▶ What you will do: Skip pictures; extract every line from the one with "Output the Python" through the one with "4, 4, 5, 7, 7, 8, 13, 21]", exactly as written.

▶ Collection entries:
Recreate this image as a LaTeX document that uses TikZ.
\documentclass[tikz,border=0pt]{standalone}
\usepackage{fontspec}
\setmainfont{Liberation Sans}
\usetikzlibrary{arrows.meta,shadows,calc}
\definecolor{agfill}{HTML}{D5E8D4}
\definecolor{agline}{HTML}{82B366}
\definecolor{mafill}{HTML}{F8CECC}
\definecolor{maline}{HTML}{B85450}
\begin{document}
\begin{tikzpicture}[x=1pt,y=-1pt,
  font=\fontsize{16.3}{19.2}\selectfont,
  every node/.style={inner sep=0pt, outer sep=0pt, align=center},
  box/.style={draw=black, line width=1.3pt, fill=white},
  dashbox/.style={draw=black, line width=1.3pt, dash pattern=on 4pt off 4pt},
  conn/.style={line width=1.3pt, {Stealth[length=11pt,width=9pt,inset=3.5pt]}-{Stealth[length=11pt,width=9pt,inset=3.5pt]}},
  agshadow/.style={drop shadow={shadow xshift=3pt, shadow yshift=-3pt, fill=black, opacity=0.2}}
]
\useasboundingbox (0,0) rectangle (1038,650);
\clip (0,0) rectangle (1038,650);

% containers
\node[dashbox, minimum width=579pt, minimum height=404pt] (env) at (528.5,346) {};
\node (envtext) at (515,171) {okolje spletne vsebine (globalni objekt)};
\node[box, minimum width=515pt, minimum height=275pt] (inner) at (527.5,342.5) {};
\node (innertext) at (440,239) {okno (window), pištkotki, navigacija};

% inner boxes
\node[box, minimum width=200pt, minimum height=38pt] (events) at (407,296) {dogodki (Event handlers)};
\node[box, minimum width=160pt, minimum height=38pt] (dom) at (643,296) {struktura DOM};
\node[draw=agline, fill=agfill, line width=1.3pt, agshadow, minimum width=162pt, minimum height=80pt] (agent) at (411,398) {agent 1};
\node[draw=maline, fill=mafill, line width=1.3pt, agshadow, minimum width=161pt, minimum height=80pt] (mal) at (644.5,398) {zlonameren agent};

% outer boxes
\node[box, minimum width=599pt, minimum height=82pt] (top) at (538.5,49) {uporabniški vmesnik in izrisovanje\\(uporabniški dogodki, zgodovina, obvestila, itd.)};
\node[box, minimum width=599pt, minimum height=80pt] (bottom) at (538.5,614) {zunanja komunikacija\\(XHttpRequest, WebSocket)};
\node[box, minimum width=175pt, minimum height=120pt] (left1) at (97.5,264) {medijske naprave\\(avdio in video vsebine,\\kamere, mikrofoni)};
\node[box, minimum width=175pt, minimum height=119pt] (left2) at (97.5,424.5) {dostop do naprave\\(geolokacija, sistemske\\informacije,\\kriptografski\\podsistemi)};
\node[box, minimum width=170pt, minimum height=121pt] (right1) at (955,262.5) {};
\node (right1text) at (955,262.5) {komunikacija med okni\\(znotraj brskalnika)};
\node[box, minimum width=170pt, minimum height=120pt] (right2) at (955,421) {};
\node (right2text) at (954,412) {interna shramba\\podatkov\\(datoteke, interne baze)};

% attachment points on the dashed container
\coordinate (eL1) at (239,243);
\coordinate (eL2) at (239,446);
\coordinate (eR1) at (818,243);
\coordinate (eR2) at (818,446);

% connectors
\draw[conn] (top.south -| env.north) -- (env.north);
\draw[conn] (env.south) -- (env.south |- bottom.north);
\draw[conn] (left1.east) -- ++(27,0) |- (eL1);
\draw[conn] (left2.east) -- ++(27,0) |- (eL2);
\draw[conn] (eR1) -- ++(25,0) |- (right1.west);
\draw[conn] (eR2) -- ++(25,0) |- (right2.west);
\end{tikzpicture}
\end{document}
* * *
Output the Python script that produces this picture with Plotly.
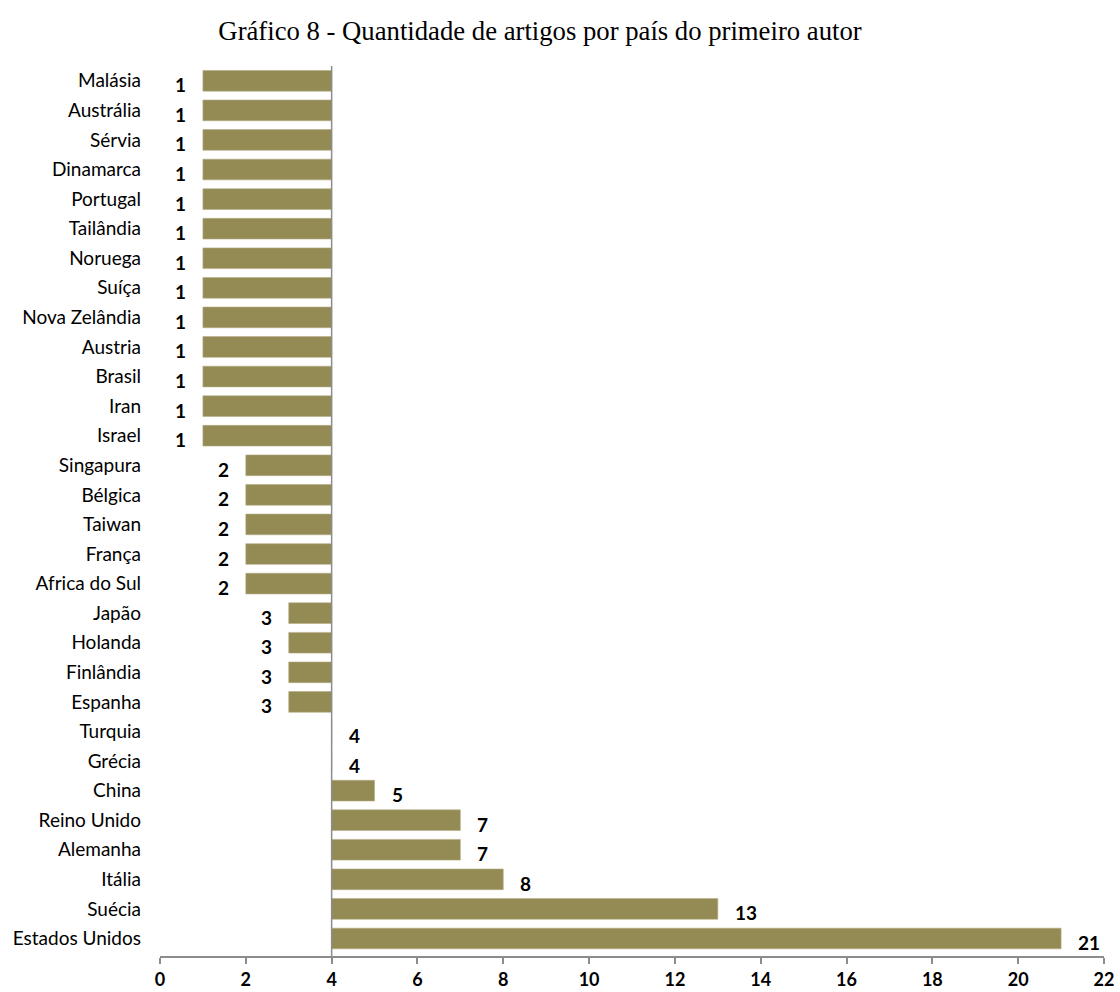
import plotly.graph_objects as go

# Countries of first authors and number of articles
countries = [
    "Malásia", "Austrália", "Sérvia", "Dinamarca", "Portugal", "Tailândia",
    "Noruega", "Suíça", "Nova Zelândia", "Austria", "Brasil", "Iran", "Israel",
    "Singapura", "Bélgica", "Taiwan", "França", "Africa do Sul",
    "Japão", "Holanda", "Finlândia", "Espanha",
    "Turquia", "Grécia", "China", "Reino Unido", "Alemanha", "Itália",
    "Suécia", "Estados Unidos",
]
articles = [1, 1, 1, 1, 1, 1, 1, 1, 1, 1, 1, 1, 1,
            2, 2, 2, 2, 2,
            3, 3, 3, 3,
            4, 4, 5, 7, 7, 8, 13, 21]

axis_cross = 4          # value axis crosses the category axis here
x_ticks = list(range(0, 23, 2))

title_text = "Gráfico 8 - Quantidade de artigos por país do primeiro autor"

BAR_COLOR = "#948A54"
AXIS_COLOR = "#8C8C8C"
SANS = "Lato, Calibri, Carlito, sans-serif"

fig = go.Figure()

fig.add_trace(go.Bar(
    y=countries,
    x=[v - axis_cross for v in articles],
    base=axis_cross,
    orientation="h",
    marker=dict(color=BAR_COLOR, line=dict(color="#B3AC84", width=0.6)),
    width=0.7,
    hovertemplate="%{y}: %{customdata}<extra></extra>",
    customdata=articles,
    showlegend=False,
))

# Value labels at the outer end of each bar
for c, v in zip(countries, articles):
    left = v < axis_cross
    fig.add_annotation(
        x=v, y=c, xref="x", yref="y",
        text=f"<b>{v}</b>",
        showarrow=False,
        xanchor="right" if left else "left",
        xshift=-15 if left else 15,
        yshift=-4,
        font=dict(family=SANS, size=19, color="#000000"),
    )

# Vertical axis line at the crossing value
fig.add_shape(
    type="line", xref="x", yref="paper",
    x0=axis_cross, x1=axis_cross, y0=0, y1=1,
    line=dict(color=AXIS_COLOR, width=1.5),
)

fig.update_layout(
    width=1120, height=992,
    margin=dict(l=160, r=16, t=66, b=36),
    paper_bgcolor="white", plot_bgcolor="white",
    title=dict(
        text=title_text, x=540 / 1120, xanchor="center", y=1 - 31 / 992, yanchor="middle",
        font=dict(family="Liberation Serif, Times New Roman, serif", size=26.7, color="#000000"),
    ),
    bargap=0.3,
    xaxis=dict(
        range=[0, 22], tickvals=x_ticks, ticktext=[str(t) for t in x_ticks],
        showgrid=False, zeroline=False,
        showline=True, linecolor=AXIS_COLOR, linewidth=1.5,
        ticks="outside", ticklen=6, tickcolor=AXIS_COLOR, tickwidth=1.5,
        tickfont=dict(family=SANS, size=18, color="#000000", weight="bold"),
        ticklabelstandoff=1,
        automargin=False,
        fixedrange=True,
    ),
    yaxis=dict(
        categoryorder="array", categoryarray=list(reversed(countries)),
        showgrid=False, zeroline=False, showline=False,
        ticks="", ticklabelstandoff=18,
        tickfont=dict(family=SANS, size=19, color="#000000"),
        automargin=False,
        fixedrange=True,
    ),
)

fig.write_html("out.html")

▶ Solution to the exercise:
Output the Python script that produces this picture with Plotly.
import plotly.graph_objects as go

# Countries of first authors and number of articles
countries = [
    "Malásia", "Austrália", "Sérvia", "Dinamarca", "Portugal", "Tailândia",
    "Noruega", "Suíça", "Nova Zelândia", "Austria", "Brasil", "Iran", "Israel",
    "Singapura", "Bélgica", "Taiwan", "França", "Africa do Sul",
    "Japão", "Holanda", "Finlândia", "Espanha",
    "Turquia", "Grécia", "China", "Reino Unido", "Alemanha", "Itália",
    "Suécia", "Estados Unidos",
]
articles = [1, 1, 1, 1, 1, 1, 1, 1, 1, 1, 1, 1, 1,
            2, 2, 2, 2, 2,
            3, 3, 3, 3,
            4, 4, 5, 7, 7, 8, 13, 21]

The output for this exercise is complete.